### Exercise
Give an exact copy of every line, leaving images out.
BEGIN Source excerpt
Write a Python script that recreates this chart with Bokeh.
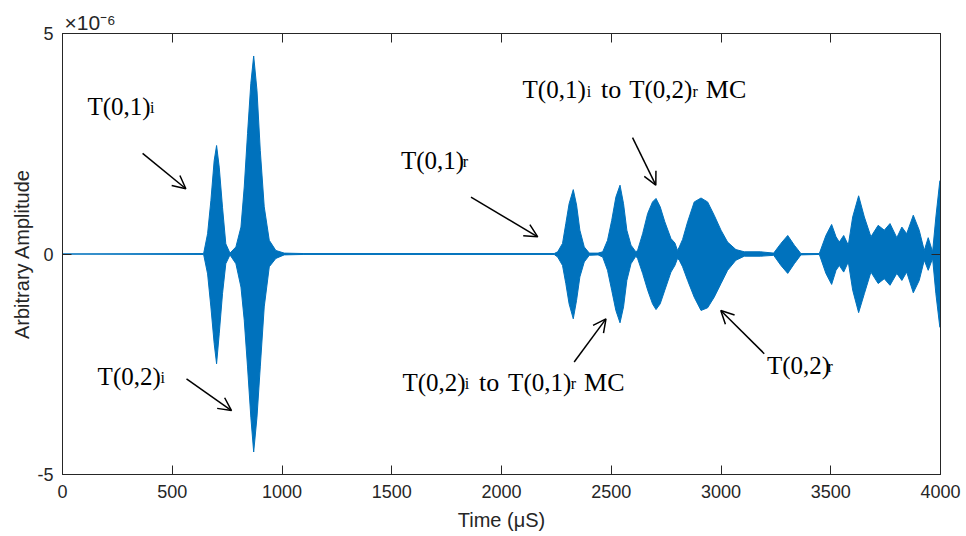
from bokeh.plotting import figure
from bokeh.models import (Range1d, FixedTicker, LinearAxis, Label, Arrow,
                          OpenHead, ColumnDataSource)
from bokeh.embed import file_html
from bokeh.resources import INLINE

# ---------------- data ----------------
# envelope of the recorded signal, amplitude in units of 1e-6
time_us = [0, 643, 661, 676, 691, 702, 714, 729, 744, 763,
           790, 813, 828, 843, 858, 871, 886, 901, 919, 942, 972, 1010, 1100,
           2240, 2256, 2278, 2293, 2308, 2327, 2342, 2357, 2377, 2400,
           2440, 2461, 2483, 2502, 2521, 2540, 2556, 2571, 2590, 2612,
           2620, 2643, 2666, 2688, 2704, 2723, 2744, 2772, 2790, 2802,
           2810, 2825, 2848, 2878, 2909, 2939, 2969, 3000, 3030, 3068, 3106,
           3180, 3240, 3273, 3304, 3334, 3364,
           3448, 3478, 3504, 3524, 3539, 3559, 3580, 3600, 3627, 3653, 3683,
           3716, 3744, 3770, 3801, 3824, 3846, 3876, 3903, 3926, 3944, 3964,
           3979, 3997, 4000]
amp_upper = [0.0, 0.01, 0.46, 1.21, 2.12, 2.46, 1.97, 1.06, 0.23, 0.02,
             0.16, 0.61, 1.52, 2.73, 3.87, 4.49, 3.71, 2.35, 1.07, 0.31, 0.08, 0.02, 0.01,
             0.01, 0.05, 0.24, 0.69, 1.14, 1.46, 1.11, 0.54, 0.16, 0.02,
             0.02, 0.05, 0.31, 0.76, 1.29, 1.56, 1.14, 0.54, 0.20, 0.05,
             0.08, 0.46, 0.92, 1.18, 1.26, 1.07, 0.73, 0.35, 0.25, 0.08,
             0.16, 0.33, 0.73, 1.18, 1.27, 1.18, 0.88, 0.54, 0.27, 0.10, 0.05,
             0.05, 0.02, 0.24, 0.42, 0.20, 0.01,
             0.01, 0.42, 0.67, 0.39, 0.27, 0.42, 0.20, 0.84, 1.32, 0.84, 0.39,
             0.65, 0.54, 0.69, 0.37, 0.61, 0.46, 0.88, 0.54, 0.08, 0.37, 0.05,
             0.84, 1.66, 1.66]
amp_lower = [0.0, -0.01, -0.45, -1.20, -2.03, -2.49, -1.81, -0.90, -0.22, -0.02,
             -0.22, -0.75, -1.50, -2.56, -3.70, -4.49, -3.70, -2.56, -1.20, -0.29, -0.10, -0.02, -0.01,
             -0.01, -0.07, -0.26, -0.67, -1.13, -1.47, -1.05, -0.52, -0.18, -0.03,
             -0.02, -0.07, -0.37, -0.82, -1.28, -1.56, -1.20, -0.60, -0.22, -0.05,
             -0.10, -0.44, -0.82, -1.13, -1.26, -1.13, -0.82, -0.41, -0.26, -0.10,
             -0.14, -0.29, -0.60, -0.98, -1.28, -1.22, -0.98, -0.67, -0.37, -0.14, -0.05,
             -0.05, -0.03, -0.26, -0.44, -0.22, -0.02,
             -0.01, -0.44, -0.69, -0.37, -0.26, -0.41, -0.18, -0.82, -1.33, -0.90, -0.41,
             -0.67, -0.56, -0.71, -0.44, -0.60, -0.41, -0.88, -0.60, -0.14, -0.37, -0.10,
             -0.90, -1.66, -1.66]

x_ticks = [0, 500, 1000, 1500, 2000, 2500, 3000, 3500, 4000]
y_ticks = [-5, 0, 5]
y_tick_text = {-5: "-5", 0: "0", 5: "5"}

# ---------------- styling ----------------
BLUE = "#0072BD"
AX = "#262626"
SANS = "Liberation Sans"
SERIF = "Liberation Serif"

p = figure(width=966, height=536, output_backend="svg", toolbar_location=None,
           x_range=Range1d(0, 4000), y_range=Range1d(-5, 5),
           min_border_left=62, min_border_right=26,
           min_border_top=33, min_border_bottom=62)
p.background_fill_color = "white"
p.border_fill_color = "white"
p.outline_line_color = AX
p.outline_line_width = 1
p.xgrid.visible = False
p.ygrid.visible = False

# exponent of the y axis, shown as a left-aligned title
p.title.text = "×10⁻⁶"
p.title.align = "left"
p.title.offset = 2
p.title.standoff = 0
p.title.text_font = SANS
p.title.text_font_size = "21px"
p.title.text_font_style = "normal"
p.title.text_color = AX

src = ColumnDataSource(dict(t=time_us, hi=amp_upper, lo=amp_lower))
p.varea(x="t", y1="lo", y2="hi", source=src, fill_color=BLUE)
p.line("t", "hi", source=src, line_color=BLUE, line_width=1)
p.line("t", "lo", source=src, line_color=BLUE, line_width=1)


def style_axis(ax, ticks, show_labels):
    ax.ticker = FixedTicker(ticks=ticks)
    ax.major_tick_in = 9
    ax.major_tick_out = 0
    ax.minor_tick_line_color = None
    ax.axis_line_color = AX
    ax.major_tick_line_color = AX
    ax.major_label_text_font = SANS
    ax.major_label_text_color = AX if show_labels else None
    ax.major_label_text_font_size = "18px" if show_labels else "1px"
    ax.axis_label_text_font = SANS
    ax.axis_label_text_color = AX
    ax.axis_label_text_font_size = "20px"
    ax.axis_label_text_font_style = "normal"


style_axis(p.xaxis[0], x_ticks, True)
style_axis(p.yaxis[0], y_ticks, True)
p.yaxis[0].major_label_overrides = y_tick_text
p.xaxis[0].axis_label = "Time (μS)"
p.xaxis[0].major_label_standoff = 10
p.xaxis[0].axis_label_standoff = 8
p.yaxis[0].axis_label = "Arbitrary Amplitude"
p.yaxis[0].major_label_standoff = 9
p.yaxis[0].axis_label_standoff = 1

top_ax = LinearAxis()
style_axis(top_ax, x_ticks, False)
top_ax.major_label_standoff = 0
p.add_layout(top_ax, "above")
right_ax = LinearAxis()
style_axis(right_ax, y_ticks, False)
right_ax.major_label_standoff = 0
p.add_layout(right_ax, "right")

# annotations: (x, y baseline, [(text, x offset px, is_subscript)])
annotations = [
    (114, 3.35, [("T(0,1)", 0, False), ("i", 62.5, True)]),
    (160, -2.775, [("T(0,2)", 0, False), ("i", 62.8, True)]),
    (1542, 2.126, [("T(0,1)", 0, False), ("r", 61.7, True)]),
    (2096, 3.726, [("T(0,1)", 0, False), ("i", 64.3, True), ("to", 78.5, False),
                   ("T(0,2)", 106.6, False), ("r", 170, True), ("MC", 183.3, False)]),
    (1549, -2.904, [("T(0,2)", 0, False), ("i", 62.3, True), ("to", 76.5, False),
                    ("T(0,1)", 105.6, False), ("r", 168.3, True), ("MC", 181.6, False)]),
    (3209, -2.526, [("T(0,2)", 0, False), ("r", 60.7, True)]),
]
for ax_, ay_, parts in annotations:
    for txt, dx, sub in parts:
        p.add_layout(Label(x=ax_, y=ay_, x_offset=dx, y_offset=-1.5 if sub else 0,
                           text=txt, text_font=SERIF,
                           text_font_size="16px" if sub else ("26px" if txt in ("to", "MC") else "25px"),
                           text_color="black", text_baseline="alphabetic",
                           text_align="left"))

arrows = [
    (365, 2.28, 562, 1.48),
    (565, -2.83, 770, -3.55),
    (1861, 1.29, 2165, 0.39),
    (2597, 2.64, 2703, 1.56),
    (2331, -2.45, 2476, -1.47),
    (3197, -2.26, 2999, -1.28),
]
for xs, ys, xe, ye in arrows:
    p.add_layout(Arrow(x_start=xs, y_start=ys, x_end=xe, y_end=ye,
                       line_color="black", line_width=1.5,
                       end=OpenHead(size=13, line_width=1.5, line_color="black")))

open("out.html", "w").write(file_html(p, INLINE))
END Source excerpt
### Finished answer
Write a Python script that recreates this chart with Bokeh.
from bokeh.plotting import figure
from bokeh.models import (Range1d, FixedTicker, LinearAxis, Label, Arrow,
                          OpenHead, ColumnDataSource)
from bokeh.embed import file_html
from bokeh.resources import INLINE

# ---------------- data ----------------
# envelope of the recorded signal, amplitude in units of 1e-6
time_us = [0, 643, 661, 676, 691, 702, 714, 729, 744, 763,
           790, 813, 828, 843, 858, 871, 886, 901, 919, 942, 972, 1010, 1100,
           2240, 2256, 2278, 2293, 2308, 2327, 2342, 2357, 2377, 2400,
           2440, 2461, 2483, 2502, 2521, 2540, 2556, 2571, 2590, 2612,
           2620, 2643, 2666, 2688, 2704, 2723, 2744, 2772, 2790, 2802,
           2810, 2825, 2848, 2878, 2909, 2939, 2969, 3000, 3030, 3068, 3106,
           3180, 3240, 3273, 3304, 3334, 3364,
           3448, 3478, 3504, 3524, 3539, 3559, 3580, 3600, 3627, 3653, 3683,
           3716, 3744, 3770, 3801, 3824, 3846, 3876, 3903, 3926, 3944, 3964,
           3979, 3997, 4000]
amp_upper = [0.0, 0.01, 0.46, 1.21, 2.12, 2.46, 1.97, 1.06, 0.23, 0.02,
             0.16, 0.61, 1.52, 2.73, 3.87, 4.49, 3.71, 2.35, 1.07, 0.31, 0.08, 0.02, 0.01,
             0.01, 0.05, 0.24, 0.69, 1.14, 1.46, 1.11, 0.54, 0.16, 0.02,
             0.02, 0.05, 0.31, 0.76, 1.29, 1.56, 1.14, 0.54, 0.20, 0.05,
             0.08, 0.46, 0.92, 1.18, 1.26, 1.07, 0.73, 0.35, 0.25, 0.08,
             0.16, 0.33, 0.73, 1.18, 1.27, 1.18, 0.88, 0.54, 0.27, 0.10, 0.05,
             0.05, 0.02, 0.24, 0.42, 0.20, 0.01,
             0.01, 0.42, 0.67, 0.39, 0.27, 0.42, 0.20, 0.84, 1.32, 0.84, 0.39,
             0.65, 0.54, 0.69, 0.37, 0.61, 0.46, 0.88, 0.54, 0.08, 0.37, 0.05,
             0.84, 1.66, 1.66]
amp_lower = [0.0, -0.01, -0.45, -1.20, -2.03, -2.49, -1.81, -0.90, -0.22, -0.02,
             -0.22, -0.75, -1.50, -2.56, -3.70, -4.49, -3.70, -2.56, -1.20, -0.29, -0.10, -0.02, -0.01,
             -0.01, -0.07, -0.26, -0.67, -1.13, -1.47, -1.05, -0.52, -0.18, -0.03,
             -0.02, -0.07, -0.37, -0.82, -1.28, -1.56, -1.20, -0.60, -0.22, -0.05,
             -0.10, -0.44, -0.82, -1.13, -1.26, -1.13, -0.82, -0.41, -0.26, -0.10,
             -0.14, -0.29, -0.60, -0.98, -1.28, -1.22, -0.98, -0.67, -0.37, -0.14, -0.05,
             -0.05, -0.03, -0.26, -0.44, -0.22, -0.02,
             -0.01, -0.44, -0.69, -0.37, -0.26, -0.41, -0.18, -0.82, -1.33, -0.90, -0.41,
             -0.67, -0.56, -0.71, -0.44, -0.60, -0.41, -0.88, -0.60, -0.14, -0.37, -0.10,
             -0.90, -1.66, -1.66]

x_ticks = [0, 500, 1000, 1500, 2000, 2500, 3000, 3500, 4000]
y_ticks = [-5, 0, 5]
y_tick_text = {-5: "-5", 0: "0", 5: "5"}

# ---------------- styling ----------------
BLUE = "#0072BD"
AX = "#262626"
SANS = "Liberation Sans"
SERIF = "Liberation Serif"

p = figure(width=966, height=536, output_backend="svg", toolbar_location=None,
           x_range=Range1d(0, 4000), y_range=Range1d(-5, 5),
           min_border_left=62, min_border_right=26,
           min_border_top=33, min_border_bottom=62)
p.background_fill_color = "white"
p.border_fill_color = "white"
p.outline_line_color = AX
p.outline_line_width = 1
p.xgrid.visible = False
p.ygrid.visible = False

# exponent of the y axis, shown as a left-aligned title
p.title.text = "×10⁻⁶"
p.title.align = "left"
p.title.offset = 2
p.title.standoff = 0
p.title.text_font = SANS
p.title.text_font_size = "21px"
p.title.text_font_style = "normal"
p.title.text_color = AX

src = ColumnDataSource(dict(t=time_us, hi=amp_upper, lo=amp_lower))
p.varea(x="t", y1="lo", y2="hi", source=src, fill_color=BLUE)
p.line("t", "hi", source=src, line_color=BLUE, line_width=1)
p.line("t", "lo", source=src, line_color=BLUE, line_width=1)


def style_axis(ax, ticks, show_labels):
    ax.ticker = FixedTicker(ticks=ticks)
    ax.major_tick_in = 9
    ax.major_tick_out = 0
    ax.minor_tick_line_color = None
    ax.axis_line_color = AX
    ax.major_tick_line_color = AX
    ax.major_label_text_font = SANS
    ax.major_label_text_color = AX if show_labels else None
    ax.major_label_text_font_size = "18px" if show_labels else "1px"
    ax.axis_label_text_font = SANS
    ax.axis_label_text_color = AX
    ax.axis_label_text_font_size = "20px"
    ax.axis_label_text_font_style = "normal"


style_axis(p.xaxis[0], x_ticks, True)
style_axis(p.yaxis[0], y_ticks, True)
p.yaxis[0].major_label_overrides = y_tick_text
p.xaxis[0].axis_label = "Time (μS)"
p.xaxis[0].major_label_standoff = 10
p.xaxis[0].axis_label_standoff = 8
p.yaxis[0].axis_label = "Arbitrary Amplitude"
p.yaxis[0].major_label_standoff = 9
p.yaxis[0].axis_label_standoff = 1

top_ax = LinearAxis()
style_axis(top_ax, x_ticks, False)
top_ax.major_label_standoff = 0
p.add_layout(top_ax, "above")
right_ax = LinearAxis()
style_axis(right_ax, y_ticks, False)
right_ax.major_label_standoff = 0
p.add_layout(right_ax, "right")

# annotations: (x, y baseline, [(text, x offset px, is_subscript)])
annotations = [
    (114, 3.35, [("T(0,1)", 0, False), ("i", 62.5, True)]),
    (160, -2.775, [("T(0,2)", 0, False), ("i", 62.8, True)]),
    (1542, 2.126, [("T(0,1)", 0, False), ("r", 61.7, True)]),
    (2096, 3.726, [("T(0,1)", 0, False), ("i", 64.3, True), ("to", 78.5, False),
                   ("T(0,2)", 106.6, False), ("r", 170, True), ("MC", 183.3, False)]),
    (1549, -2.904, [("T(0,2)", 0, False), ("i", 62.3, True), ("to", 76.5, False),
                    ("T(0,1)", 105.6, False), ("r", 168.3, True), ("MC", 181.6, False)]),
    (3209, -2.526, [("T(0,2)", 0, False), ("r", 60.7, True)]),
]
for ax_, ay_, parts in annotations:
    for txt, dx, sub in parts:
        p.add_layout(Label(x=ax_, y=ay_, x_offset=dx, y_offset=-1.5 if sub else 0,
                           text=txt, text_font=SERIF,
                           text_font_size="16px" if sub else ("26px" if txt in ("to", "MC") else "25px"),
                           text_color="black", text_baseline="alphabetic",
                           text_align="left"))

arrows = [
    (365, 2.28, 562, 1.48),
    (565, -2.83, 770, -3.55),
    (1861, 1.29, 2165, 0.39),
    (2597, 2.64, 2703, 1.56),
    (2331, -2.45, 2476, -1.47),
    (3197, -2.26, 2999, -1.28),
]
for xs, ys, xe, ye in arrows:
    p.add_layout(Arrow(x_start=xs, y_start=ys, x_end=xe, y_end=ye,
                       line_color="black", line_width=1.5,
                       end=OpenHead(size=13, line_width=1.5, line_color="black")))

open("out.html", "w").write(file_html(p, INLINE))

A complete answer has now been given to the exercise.